What struck me as interesting was how 'Weeks' managed to sort of be a prequel as well as a sequel to 'Days', simultaneously, while still taking place after the events of 'Days'. Granted, it's no prequel in any official sense, but where 'Days' dealt with the period after the virus had caused most of the damage it was to cause, 'Weeks' simultaneously deals with the period of recovery after the infection has been eradicated, *and* the period directly after initial infection, when the outbreak spreads through the community. How can this possibly be accomplished? Well, it's quite simple - the virus, having thought to have been eradicated, is transmitted via a carrier showing no symptoms, and a brand new outbreak occurs. True, the second outbreak wreaks havoc over a much smaller population than the first, but in 'Weeks' you get to see the kind of carnage that's only described in 'Days' - like when Mark (Selena's original partner) describes how the virus spread through a crowd of people - you get to see it happen in 'Weeks'.

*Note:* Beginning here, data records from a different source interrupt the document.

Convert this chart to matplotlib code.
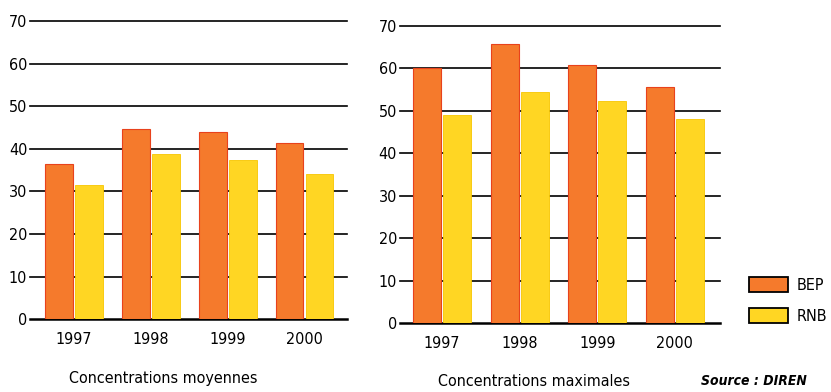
import matplotlib

matplotlib.use("Agg")
import matplotlib.pyplot as plt
import numpy as np
from matplotlib.patches import Patch

plt.rcParams["font.family"] = ["DejaVu Sans"]
plt.rcParams["font.stretch"] = "condensed"

years = ["1997", "1998", "1999", "2000"]
series_names = ["BEP", "RNB"]
moyennes_bep = [36.4, 44.6, 44.0, 41.3]
moyennes_rnb = [31.4, 38.7, 37.3, 34.0]
maximales_bep = [60.0, 65.8, 60.8, 55.7]
maximales_rnb = [49.0, 54.5, 52.2, 48.0]
y_ticks = [0, 10, 20, 30, 40, 50, 60, 70]

BEP_FACE = "#f57a2c"
BEP_EDGE = "#e8421c"
RNB_FACE = "#ffd623"
RNB_EDGE = "#f7c600"

fig = plt.figure(figsize=(8.31, 3.92), dpi=100)


def draw_panel(rect, bep, rnb, xlim, title, title_y):
    ax = fig.add_axes(rect)
    x = np.arange(len(years))
    for y in y_ticks:
        ax.axhline(y, color="black", linewidth=1.8 if y == 0 else 1.2,
                   zorder=1, clip_on=False)
    ax.bar(x - 0.195, bep, width=0.36, color=BEP_FACE, edgecolor=BEP_EDGE,
           linewidth=0.8, zorder=2)
    ax.bar(x + 0.195, rnb, width=0.36, color=RNB_FACE, edgecolor=RNB_EDGE,
           linewidth=0.6, zorder=2)
    ax.set_xlim(*xlim)
    ax.set_ylim(0, 70)
    ax.set_yticks(y_ticks)
    ax.set_xticks(x)
    ax.set_xticklabels(years)
    ax.tick_params(axis="both", length=0, labelsize=11.5)
    ax.tick_params(axis="y", pad=2)
    ax.tick_params(axis="x", pad=9)
    for s in ax.spines.values():
        s.set_visible(False)
    fig.text(rect[0] + rect[2] * 0.42, title_y, title, ha="center",
             va="center", fontsize=11.5)
    return ax


draw_panel([0.036, 0.186, 0.381, 0.760], moyennes_bep, moyennes_rnb,
           (-0.571, 3.545), "Concentrations moyennes", 1 - 379 / 392)
draw_panel([0.481, 0.176, 0.385, 0.758], maximales_bep, maximales_rnb,
           (-0.548, 3.58), "Concentrations maximales", 1 - 381 / 392)

fig.text(754 / 831, 1 - 381 / 392, "Source : DIREN", ha="center", va="center",
         fontsize=10, style="italic", fontweight="bold")

handles = [
    Patch(facecolor=BEP_FACE, edgecolor="black", linewidth=1.3),
    Patch(facecolor=RNB_FACE, edgecolor="black", linewidth=1.3),
]
fig.legend(handles, series_names, loc="upper left",
           bbox_to_anchor=(738 / 831, 1 - 266 / 392), frameon=False,
           fontsize=11.5, handlelength=2.4, handleheight=1.05,
           labelspacing=0.95, handletextpad=0.6, borderpad=0.2)

fig.savefig("out.png", dpi=100)
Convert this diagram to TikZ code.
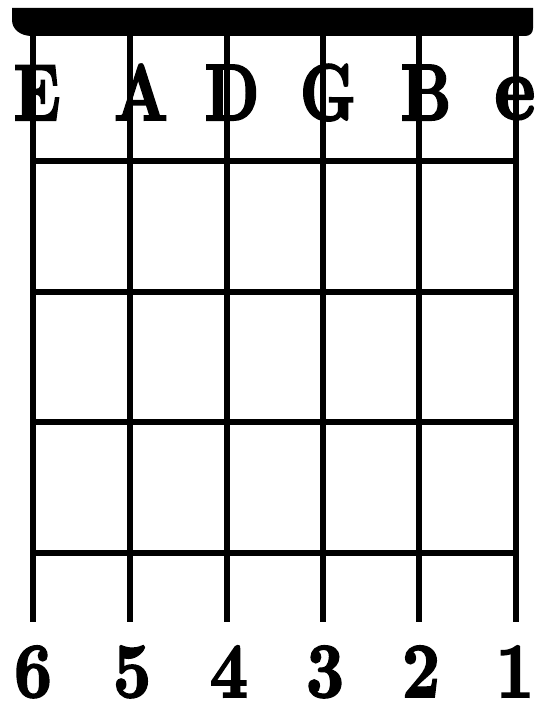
\documentclass[tikz,border=0pt]{standalone}
\usepackage{fontspec}
\newfontfamily\fatface[FakeBold=2.5]{lmroman10-bold.otf}
\begin{document}
\begin{tikzpicture}[x=1pt,y=-1pt,
  stringline/.style={line width=6pt,line cap=butt},
  fretline/.style={line width=6pt,line cap=butt},
  lbl/.style={anchor=base,inner sep=0pt,font=\fatface\fontsize{80}{80}\selectfont},
  num/.style={anchor=base,inner sep=0pt,font=\fatface\fontsize{78}{78}\selectfont}]
\useasboundingbox (0,0) rectangle (535,703);
% labels
\node[lbl,xscale=0.78] (lE) at (37,120) {E};
\node[lbl,xscale=0.78] (lA) at (141,120) {A};
\node[lbl,xscale=0.78] (lD) at (232,120) {D};
\node[lbl,xscale=0.78] (lG) at (328,120) {G};
\node[lbl,xscale=0.78] (lB) at (426,120) {B};
\node[lbl,font=\fatface\fontsize{92}{92}\selectfont,xscale=0.85] (le) at (515,119) {e};
% numbers
\node[num,xscale=0.85] (n6) at (33,697) {6};
\node[num,xscale=0.85] (n5) at (132,697) {5};
\node[num,xscale=0.85] (n4) at (229,697) {4};
\node[num,xscale=0.85] (n3) at (325,697) {3};
\node[num,xscale=0.85] (n2) at (421,697) {2};
\node[num,xscale=0.85] (n1) at (515,697) {1};
% nut
\fill (12,8) -- (533,8) -- (533,28) .. controls (533,33) and (530,36) .. (525,36)
  -- (32,36) .. controls (20,36) and (12,29) .. (12,20) -- cycle;
% strings
\foreach \i/\x in {1/33,2/130,3/226.5,4/323,5/419,6/516}{
  \coordinate (s\i t) at (\x,30);
  \coordinate (s\i b) at (\x,622);
  \draw[stringline] (s\i t) -- (s\i b);
}
% frets
\foreach \j/\y in {1/161.5,2/291.8,3/422.1,4/552.5}{
  \coordinate (f\j l) at (30,\y);
  \coordinate (f\j r) at (519,\y);
  \draw[fretline] (f\j l) -- (f\j r);
}
\end{tikzpicture}
\end{document}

So if the strength of 'Days' was the passive desperation of a dangerous post-apocalyptic world, what then is the strength of 'Weeks'? Well, the strength of 'Weeks' is the utterly intense active desperation and sheer terror of a community gone to hell, with the Infected suddenly cropping up all around you. What do you do when all your friends and neighbors begin to attack you in an incurable and mindless rage? What do you do when the military that was supposed to protect you suddenly decides that it's safer to simply eradicate you, rather than take the risk of checking to see if you're Infected first?

But this movie has even more. It's a very personal story, about a father who abandons his wife to save his own life (to be fair, they both would have died, if he hadn't), to later be reunited with his son and daughter. It's also a tale of import to the entire world, about a possible immunity to the virus that exists in the genes of one or more survivors who are infected, but do not show symptoms. Should these people be saved, so that they can be studied, and a cure developed, or is it better to kill them right away, since they can still infect others?

As far as the pacing of the story is concerned, the movie opens with an incredibly intense sequence involving a group of people holed up in a house, hiding from the Infected, much like what you might see in 'Days'. The majority of the movie takes place 28 weeks after the initial outbreak, and time is taken to introduce the important characters and the general setting of the survivors' colony in Britain. Once the new outbreak occurs, though, all hell breaks loose, and the rest of the movie tracks a handful of survivors just trying to reach safety, while avoiding the Infected and the equally indiscriminate military. I tell you, it's one hell of an intense journey. And I loved every minute of it.

As far as the ending goes, I won't spoil it, but the door is wide open for a third installment in the series, which I understand has already been planned (with the expected title of 28 Months Later). I sincerely hope that the time is taken to make 'Months' just as good as 'Weeks' and 'Days' were. If it is, then the 28 Trilogy could very well be one of the greatest horror trilogies ever created, perhaps surpassed only by the outstanding and unequalled Alien Trilogy. And even if not, 'Days' and 'Weeks' will still stand as two of the most incredible zombie films ever made. They have already made their mark in my life, that's for sure.